Cumpre abrir-se esse leque e sua abertura só terá êxito se se dirigir simultaneamente para a pesquisa de autores de fora, e de fora duplamente, se incluirmos os autores estrangeiros.
Os professores-orientadores de dissertações e teses devem levar essa questão a sério sob pena de provincianizar a pesquisa científica de alto nível. Uma saída para isso, por exemplo, seria desenvolver mais os estudos de literatura comparada, entendendo aqui o comparativismo de autores locais com autores nacionais, no caso de letras vernáculas, ou mesmo de outras modalidades de graduação, ou seja, as de línguas clássicas, românicas , saxônias ,germânicas ou de outra procedência lingUística. De forma alguma estou me posicionando contra os estudos de autores piauienses, os quais, por lei estadual em vigor, fazem parte do currículo das escolas públicas piauienses. Longe disso. Defendo a simultaneidade de pesquisa de autores locais e de autores nacionais.

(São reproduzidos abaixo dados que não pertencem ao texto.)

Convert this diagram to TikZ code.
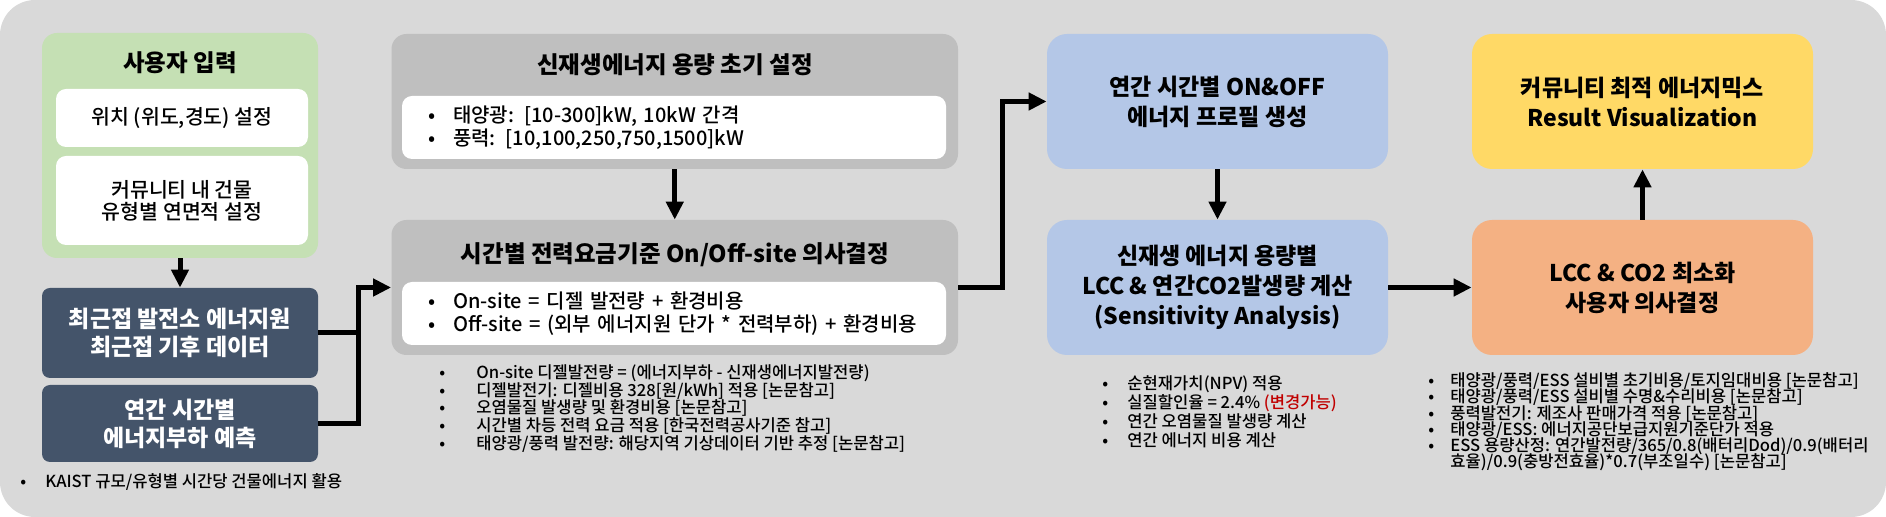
\documentclass[tikz,border=0pt]{standalone}
\usepackage{fontspec}
\setmainfont{Noto Sans CJK KR}
\newfontfamily\medfont{Noto Sans CJK KR Medium}
\usetikzlibrary{arrows.meta, positioning}
\definecolor{bggray}{HTML}{D9D9D9}
\definecolor{boxgray}{HTML}{BFBFBF}
\definecolor{mygreen}{HTML}{C5E0B4}
\definecolor{myslate}{HTML}{44546A}
\definecolor{myblue}{HTML}{B4C7E7}
\definecolor{myyellow}{HTML}{FFD966}
\definecolor{myorange}{HTML}{F4B183}
\definecolor{myred}{HTML}{C00000}
\newcommand{\bul}[1]{\makebox[#1][l]{•}}
\newcommand{\tightlines}{\lineskiplimit=-5pt\relax}
\tikzset{
  stage/.style={minimum width=170.5pt, minimum height=67.5pt, rounded corners=10pt,
    align=center, inner sep=0pt, font=\fontsize{11.5pt}{15pt}\selectfont\bfseries},
  panel/.style={minimum width=283.25pt, minimum height=67.5pt, rounded corners=7.5pt,
    fill=boxgray, inner sep=0pt},
  panelbody/.style={fill=white, rounded corners=5pt, minimum height=31.5pt,
    text width=246pt, inner xsep=13pt, inner ysep=0pt, align=left,
    font=\medfont\fontsize{10pt}{11.5pt}\selectfont},
  headline/.style={font=\fontsize{11.75pt}{14.5pt}\selectfont\bfseries, inner sep=0pt},
  databox/.style={fill=myslate, text=white, minimum width=138pt, rounded corners=4pt,
    align=center, inner sep=0pt, font=\fontsize{11.5pt}{14pt}\selectfont\bfseries},
  inputbox/.style={fill=white, minimum width=126pt, rounded corners=5pt, align=center,
    inner sep=0pt, font=\medfont\fontsize{10.25pt}{11pt}\selectfont},
  note/.style={anchor=west, align=left, inner sep=0pt},
  flow/.style={line width=2.5pt, -{Triangle[length=9pt,width=8.5pt]}},
  link/.style={line width=2.5pt}
}

\begin{document}
\begin{tikzpicture}[x=0.5pt, y=-0.5pt]
  \useasboundingbox (0,0) rectangle (1886,517);
  \fill[bggray, rounded corners=17.5pt] (0,0) rectangle (1886,517);

  % --- User input ---
  \node[fill=mygreen, rounded corners=7.5pt, minimum width=138pt, minimum height=112.5pt] (input) at (180,145.5) {};
  \node[headline] (inputtitle) at (180,63) {사용자 입력};
  \node[inputbox, minimum height=29pt] (loc) at (182,118) {위치 (위도,경도) 설정};
  \node[inputbox, minimum height=44.5pt] (area) at (182,200.5) {커뮤니티 내 건물\\유형별 연면적 설정};

  % --- Data sources ---
  \node[databox, minimum height=45pt] (plant) at (180,333) {최근접 발전소 에너지원\\최근접 기후 데이터};
  \node[databox, minimum height=38.5pt] (load) at (180,423.5) {연간 시간별\\에너지부하 예측};
  \node[note, font=\medfont\fontsize{8.3pt}{9pt}\selectfont] (loadnote) at (20,482) {\bul{12.5pt}KAIST 규모/유형별 시간당 건물에너지 활용};

  % --- Capacity setting and on/off-site decision ---
  \node[panel] (cap) at (674.75,101.5) {};
  \node[headline] (captitle) at (675,65) {신재생에너지 용량 초기 설정};
  \node[panelbody] (capbody) at (674,127.5) {\bul{12.5pt}태양광: [10-300]kW, 10kW 간격\\\bul{12.5pt}풍력: [10,100,250,750,1500]kW};

  \node[panel] (dec) at (674.75,287.5) {};
  \node[headline] (dectitle) at (675,255) {시간별 전력요금기준 On/Off-site 의사결정};
  \node[panelbody] (decbody) at (674,313.5) {\bul{12.5pt}On-site = 디젤 발전량 + 환경비용\\\bul{12.5pt}Off-site = (외부 에너지원 단가 * 전력부하) + 환경비용};
  \node[note, font=\medfont\fontsize{8.3pt}{8.85pt}\selectfont\tightlines] (decnote) at (439,408.5) {%
    \bul{18.5pt}On-site 디젤발전량 = (에너지부하 - 신재생에너지발전량)\\
    \bul{18.5pt}디젤발전기: 디젤비용 328[원/kWh] 적용 [논문참고]\\
    \bul{18.5pt}오염물질 발생량 및 환경비용 [논문참고]\\
    \bul{18.5pt}시간별 차등 전력 요금 적용 [한국전력공사기준 참고]\\
    \bul{18.5pt}태양광/풍력 발전량: 해당지역 기상데이터 기반 추정 [논문참고]};

  % --- Profiles and LCC ---
  \node[stage, fill=myblue] (prof) at (1217.5,101.5) {연간 시간별 ON\&OFF\\에너지 프로필 생성};
  \node[stage, fill=myblue] (lcc) at (1217.5,287.5) {신재생 에너지 용량별\\LCC \& 연간CO2발생량 계산\\(Sensitivity Analysis)};
  \node[note, font=\medfont\fontsize{8.3pt}{9.5pt}\selectfont\tightlines] (lccnote) at (1102,412) {%
    \bul{12.5pt}순현재가치(NPV) 적용\\
    \bul{12.5pt}실질할인율 = 2.4\% \textcolor{myred}{(변경가능)}\\
    \bul{12.5pt}연간 오염물질 발생량 계산\\
    \bul{12.5pt}연간 에너지 비용 계산};

  % --- Optimisation and result ---
  \node[stage, fill=myyellow] (mix) at (1642.5,101.5) {커뮤니티 최적 에너지믹스\\Result Visualization};
  \node[stage, fill=myorange] (opt) at (1642.5,287.5) {LCC \& CO2 최소화\\사용자 의사결정};
  \node[note, font=\medfont\fontsize{8.3pt}{8.1pt}\selectfont\tightlines] (optnote) at (1428,422) {%
    \bul{11pt}태양광/풍력/ESS 설비별 초기비용/토지임대비용 [논문참고]\\
    \bul{11pt}태양광/풍력/ESS 설비별 수명\&수리비용 [논문참고]\\
    \bul{11pt}풍력발전기: 제조사 판매가격 적용 [논문참고]\\
    \bul{11pt}태양광/ESS: 에너지공단보급지원기준단가 적용\\
    \bul{11pt}ESS 용량산정: 연간발전량/365/0.8(배터리Dod)/0.9(배터리\\
    \hspace*{11pt}효율)/0.9(충방전효율)*0.7(부조일수) [논문참고]};

  % --- Connectors ---
  \draw[flow] (input.south) -- (plant.north);
  \draw[link] (plant.east) -- ++(40,0);
  \draw[flow] (load.east) -- ++(40,0) |- (dec.west);
  \draw[flow] (cap.south) -- (dec.north);
  \draw[flow] (dec.east) -- ++(44,0) |- (prof.west);
  \draw[flow] (prof.south) -- (lcc.north);
  \draw[flow] (lcc.east) -- (opt.west);
  \draw[flow] (opt.north) -- (mix.south);
\end{tikzpicture}
\end{document}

Penso que, ao realizarmos essa mudança de estratégia nas pesquisas de literatura, estaremos nos dando a possibilidade de ultrapassarmos os marcos da província, os bairrismos, tão nocivos ao desenvolvimento de nossa abertura para o plano nacional e universal.
Por conseguinte, qualquer cerceamento à liberdade de pesquisa será contraproducente para um salto de qualidade que se pretenda em igualdade de condições intelectuais com os centros mais avançados de pesquisa universitária e, o que é melhor, sem preconceitos nem complexos de inferioridade nos campos da produção poética e da crítica literária piauiense da atualidade.